_The problem_
Every line from the start of the entries up to and including the one bearing "d3.stack<any>().keys(['food', 'transport', 'other'])(rows);" must be printed verbatim, without the pictures.
==== Supplied records ====
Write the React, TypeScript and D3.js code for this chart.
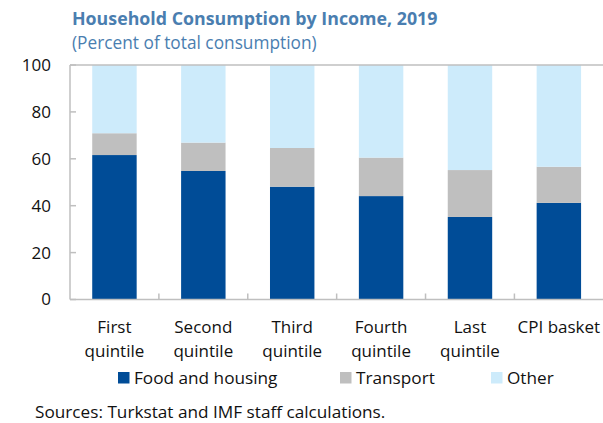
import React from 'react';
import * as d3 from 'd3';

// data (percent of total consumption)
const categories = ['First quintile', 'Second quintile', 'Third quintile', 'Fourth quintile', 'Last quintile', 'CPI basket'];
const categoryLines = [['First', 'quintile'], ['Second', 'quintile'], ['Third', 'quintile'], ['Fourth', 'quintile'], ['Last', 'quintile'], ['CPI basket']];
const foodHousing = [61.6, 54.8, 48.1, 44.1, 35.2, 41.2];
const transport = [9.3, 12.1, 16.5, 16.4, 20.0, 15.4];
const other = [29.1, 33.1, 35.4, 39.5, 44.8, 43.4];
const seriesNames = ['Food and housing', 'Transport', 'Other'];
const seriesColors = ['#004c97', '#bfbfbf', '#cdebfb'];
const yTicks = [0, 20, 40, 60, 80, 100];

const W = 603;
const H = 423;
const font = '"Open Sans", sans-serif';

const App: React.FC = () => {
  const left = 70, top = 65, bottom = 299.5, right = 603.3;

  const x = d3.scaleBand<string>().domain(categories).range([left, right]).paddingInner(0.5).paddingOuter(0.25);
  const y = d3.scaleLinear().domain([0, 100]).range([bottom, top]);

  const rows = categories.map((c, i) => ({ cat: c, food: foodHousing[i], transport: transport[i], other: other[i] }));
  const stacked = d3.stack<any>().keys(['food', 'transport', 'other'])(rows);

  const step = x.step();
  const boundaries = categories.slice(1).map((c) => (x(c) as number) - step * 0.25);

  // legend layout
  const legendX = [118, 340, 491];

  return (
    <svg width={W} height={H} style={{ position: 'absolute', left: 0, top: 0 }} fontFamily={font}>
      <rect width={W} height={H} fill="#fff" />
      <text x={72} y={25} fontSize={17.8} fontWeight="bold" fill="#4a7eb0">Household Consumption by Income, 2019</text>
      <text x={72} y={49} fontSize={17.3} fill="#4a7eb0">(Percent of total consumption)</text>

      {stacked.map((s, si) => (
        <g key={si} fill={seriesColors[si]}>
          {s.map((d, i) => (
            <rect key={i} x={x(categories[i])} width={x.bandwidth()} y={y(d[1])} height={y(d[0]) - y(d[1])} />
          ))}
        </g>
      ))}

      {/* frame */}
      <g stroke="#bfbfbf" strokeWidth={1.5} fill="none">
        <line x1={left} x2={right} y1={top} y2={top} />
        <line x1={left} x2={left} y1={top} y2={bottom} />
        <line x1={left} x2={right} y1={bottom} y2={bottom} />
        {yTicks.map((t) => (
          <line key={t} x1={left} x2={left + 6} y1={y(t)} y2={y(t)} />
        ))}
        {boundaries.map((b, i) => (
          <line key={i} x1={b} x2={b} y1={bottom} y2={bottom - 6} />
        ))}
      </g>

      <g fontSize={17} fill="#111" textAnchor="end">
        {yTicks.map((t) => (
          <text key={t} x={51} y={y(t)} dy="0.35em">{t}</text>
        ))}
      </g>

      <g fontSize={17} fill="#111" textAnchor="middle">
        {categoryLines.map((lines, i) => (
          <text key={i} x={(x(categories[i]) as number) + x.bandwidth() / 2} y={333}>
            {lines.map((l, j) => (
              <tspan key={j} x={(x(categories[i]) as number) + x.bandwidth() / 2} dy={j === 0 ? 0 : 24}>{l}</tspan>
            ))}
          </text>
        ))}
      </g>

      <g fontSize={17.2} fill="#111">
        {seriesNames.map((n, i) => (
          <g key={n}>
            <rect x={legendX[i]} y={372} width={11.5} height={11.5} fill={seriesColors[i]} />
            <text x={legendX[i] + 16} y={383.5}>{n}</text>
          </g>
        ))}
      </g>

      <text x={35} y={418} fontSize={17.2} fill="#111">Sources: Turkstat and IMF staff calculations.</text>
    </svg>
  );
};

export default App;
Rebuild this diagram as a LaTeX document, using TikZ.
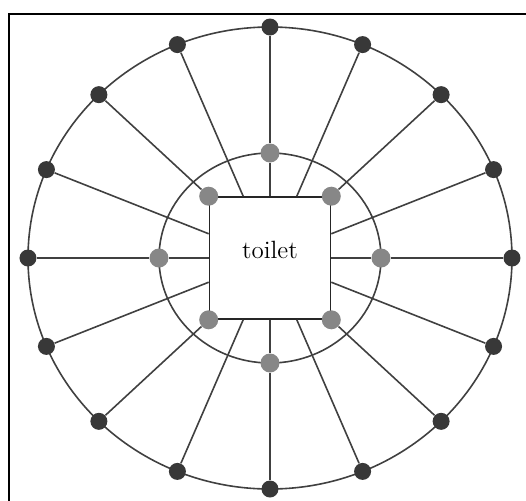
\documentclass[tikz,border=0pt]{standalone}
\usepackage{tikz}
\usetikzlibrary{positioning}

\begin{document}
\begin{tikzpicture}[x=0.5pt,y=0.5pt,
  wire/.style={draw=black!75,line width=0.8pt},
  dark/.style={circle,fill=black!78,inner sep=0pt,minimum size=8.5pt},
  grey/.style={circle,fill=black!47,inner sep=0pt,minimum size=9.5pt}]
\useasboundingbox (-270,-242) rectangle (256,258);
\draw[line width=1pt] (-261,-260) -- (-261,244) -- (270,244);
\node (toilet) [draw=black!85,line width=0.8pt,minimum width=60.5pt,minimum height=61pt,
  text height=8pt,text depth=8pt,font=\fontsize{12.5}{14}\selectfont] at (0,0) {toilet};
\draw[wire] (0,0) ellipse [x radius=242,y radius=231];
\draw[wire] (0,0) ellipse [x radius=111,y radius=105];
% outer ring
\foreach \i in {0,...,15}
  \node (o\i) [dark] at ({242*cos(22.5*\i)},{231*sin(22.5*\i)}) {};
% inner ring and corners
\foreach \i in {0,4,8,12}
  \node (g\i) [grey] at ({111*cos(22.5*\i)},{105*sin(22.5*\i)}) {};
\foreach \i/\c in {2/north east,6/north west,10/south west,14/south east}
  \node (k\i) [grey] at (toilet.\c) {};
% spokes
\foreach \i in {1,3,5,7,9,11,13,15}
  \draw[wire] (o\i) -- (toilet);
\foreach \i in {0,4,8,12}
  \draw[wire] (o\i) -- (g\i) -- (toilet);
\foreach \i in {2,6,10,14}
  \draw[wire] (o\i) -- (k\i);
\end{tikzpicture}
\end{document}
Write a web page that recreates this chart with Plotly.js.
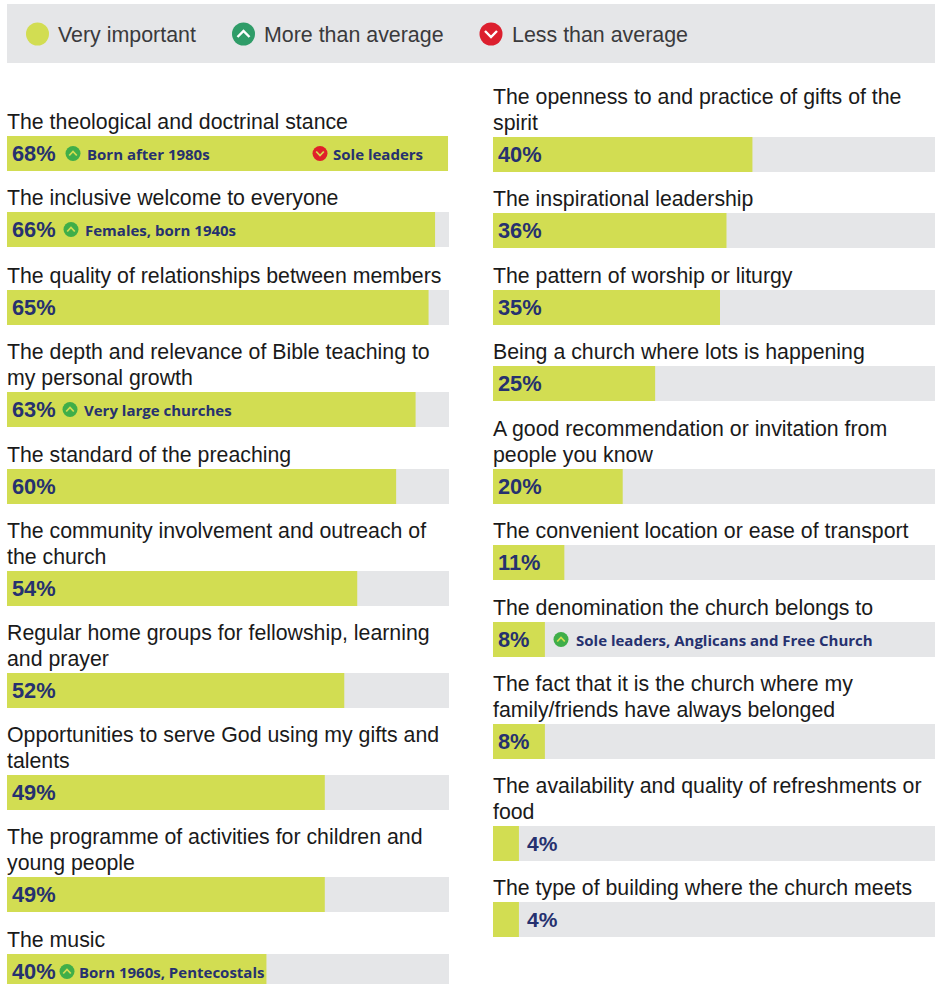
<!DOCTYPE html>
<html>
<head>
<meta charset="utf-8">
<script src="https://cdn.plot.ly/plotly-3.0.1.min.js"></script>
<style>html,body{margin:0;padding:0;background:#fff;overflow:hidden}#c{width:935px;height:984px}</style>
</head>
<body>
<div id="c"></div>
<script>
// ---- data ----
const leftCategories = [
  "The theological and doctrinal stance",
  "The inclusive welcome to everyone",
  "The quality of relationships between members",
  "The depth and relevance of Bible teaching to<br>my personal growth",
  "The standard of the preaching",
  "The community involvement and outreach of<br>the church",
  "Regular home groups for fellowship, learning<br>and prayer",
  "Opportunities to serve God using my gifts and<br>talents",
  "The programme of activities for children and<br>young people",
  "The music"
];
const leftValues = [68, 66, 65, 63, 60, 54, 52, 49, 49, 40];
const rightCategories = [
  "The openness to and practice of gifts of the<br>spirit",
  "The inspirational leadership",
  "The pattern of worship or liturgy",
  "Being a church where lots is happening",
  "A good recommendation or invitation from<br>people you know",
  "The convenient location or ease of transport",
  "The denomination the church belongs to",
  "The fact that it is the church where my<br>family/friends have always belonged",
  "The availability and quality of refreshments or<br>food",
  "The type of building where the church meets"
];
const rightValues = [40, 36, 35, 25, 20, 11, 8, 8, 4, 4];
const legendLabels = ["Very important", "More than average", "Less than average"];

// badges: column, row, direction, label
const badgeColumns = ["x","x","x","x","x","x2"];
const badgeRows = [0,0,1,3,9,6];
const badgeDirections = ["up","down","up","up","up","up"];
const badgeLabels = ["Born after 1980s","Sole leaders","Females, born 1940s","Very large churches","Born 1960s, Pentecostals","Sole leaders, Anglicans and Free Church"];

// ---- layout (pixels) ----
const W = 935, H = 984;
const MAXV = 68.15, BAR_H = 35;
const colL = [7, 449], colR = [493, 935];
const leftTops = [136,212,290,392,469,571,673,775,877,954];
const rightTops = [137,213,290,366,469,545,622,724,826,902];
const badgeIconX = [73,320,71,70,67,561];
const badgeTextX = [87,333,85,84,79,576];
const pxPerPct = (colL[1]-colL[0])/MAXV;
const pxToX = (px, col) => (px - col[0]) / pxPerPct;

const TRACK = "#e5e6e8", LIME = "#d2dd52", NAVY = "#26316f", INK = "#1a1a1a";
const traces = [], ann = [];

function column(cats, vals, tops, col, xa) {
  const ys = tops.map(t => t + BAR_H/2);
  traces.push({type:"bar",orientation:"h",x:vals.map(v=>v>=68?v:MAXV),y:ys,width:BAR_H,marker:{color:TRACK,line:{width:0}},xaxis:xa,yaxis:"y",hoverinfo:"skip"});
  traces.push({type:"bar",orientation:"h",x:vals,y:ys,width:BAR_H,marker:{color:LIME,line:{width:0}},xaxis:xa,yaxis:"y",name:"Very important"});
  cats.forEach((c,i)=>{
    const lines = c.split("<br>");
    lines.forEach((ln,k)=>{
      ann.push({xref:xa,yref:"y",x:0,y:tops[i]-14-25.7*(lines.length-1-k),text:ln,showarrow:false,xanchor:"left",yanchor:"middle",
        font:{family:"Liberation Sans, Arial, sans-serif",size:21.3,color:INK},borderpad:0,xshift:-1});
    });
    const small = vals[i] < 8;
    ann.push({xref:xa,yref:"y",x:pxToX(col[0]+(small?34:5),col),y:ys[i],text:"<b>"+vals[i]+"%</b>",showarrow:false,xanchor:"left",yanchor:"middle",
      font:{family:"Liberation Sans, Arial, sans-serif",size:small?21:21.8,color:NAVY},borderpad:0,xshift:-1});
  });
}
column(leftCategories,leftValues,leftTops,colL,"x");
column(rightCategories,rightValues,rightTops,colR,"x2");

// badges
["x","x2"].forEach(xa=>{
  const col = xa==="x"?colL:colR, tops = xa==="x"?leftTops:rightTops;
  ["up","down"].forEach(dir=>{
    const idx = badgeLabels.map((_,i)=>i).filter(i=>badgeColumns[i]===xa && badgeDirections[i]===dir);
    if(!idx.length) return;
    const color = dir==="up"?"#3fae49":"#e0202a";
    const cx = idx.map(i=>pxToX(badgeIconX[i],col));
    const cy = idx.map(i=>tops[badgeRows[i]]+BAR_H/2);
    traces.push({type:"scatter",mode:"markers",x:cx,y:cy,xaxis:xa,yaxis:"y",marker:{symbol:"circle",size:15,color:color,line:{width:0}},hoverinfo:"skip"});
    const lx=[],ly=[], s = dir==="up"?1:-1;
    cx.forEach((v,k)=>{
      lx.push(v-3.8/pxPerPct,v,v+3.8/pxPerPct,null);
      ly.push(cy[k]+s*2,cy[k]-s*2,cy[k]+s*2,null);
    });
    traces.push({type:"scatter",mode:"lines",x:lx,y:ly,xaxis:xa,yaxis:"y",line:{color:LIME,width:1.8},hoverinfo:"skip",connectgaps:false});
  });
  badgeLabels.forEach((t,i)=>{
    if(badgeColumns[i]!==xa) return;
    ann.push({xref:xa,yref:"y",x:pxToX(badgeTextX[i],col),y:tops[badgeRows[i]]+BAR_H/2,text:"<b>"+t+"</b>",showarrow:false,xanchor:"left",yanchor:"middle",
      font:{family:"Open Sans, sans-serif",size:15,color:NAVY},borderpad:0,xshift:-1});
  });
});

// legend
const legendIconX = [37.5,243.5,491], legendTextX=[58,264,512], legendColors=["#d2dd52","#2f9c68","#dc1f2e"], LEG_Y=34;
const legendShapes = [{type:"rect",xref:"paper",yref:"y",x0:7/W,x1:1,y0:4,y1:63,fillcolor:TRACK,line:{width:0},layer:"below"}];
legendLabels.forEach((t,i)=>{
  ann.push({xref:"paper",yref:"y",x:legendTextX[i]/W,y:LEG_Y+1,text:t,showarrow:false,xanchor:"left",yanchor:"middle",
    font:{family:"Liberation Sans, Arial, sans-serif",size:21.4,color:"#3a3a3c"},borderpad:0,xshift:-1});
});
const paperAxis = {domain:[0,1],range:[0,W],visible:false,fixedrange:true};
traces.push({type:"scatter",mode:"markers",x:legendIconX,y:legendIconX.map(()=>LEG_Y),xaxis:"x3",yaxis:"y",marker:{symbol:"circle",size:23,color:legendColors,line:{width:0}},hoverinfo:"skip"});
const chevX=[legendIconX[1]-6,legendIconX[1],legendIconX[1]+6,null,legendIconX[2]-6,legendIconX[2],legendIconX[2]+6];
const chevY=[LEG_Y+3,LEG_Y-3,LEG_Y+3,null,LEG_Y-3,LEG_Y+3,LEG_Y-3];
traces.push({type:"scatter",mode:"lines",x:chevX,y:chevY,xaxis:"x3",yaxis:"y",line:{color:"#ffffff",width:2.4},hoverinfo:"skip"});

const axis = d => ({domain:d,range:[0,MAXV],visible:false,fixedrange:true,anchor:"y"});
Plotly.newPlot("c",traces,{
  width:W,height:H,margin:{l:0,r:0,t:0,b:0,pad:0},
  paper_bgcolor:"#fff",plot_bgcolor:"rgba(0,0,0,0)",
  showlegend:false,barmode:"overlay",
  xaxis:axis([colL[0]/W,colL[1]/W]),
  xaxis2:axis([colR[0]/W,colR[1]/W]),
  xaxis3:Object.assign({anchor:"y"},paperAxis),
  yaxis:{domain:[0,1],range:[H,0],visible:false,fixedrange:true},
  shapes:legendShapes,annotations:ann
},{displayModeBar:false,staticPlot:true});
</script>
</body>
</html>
====
_Full response_
Write the React, TypeScript and D3.js code for this chart.
import React from 'react';
import * as d3 from 'd3';

// data (percent of total consumption)
const categories = ['First quintile', 'Second quintile', 'Third quintile', 'Fourth quintile', 'Last quintile', 'CPI basket'];
const categoryLines = [['First', 'quintile'], ['Second', 'quintile'], ['Third', 'quintile'], ['Fourth', 'quintile'], ['Last', 'quintile'], ['CPI basket']];
const foodHousing = [61.6, 54.8, 48.1, 44.1, 35.2, 41.2];
const transport = [9.3, 12.1, 16.5, 16.4, 20.0, 15.4];
const other = [29.1, 33.1, 35.4, 39.5, 44.8, 43.4];
const seriesNames = ['Food and housing', 'Transport', 'Other'];
const seriesColors = ['#004c97', '#bfbfbf', '#cdebfb'];
const yTicks = [0, 20, 40, 60, 80, 100];

const W = 603;
const H = 423;
const font = '"Open Sans", sans-serif';

const App: React.FC = () => {
  const left = 70, top = 65, bottom = 299.5, right = 603.3;

  const x = d3.scaleBand<string>().domain(categories).range([left, right]).paddingInner(0.5).paddingOuter(0.25);
  const y = d3.scaleLinear().domain([0, 100]).range([bottom, top]);

  const rows = categories.map((c, i) => ({ cat: c, food: foodHousing[i], transport: transport[i], other: other[i] }));
  const stacked = d3.stack<any>().keys(['food', 'transport', 'other'])(rows);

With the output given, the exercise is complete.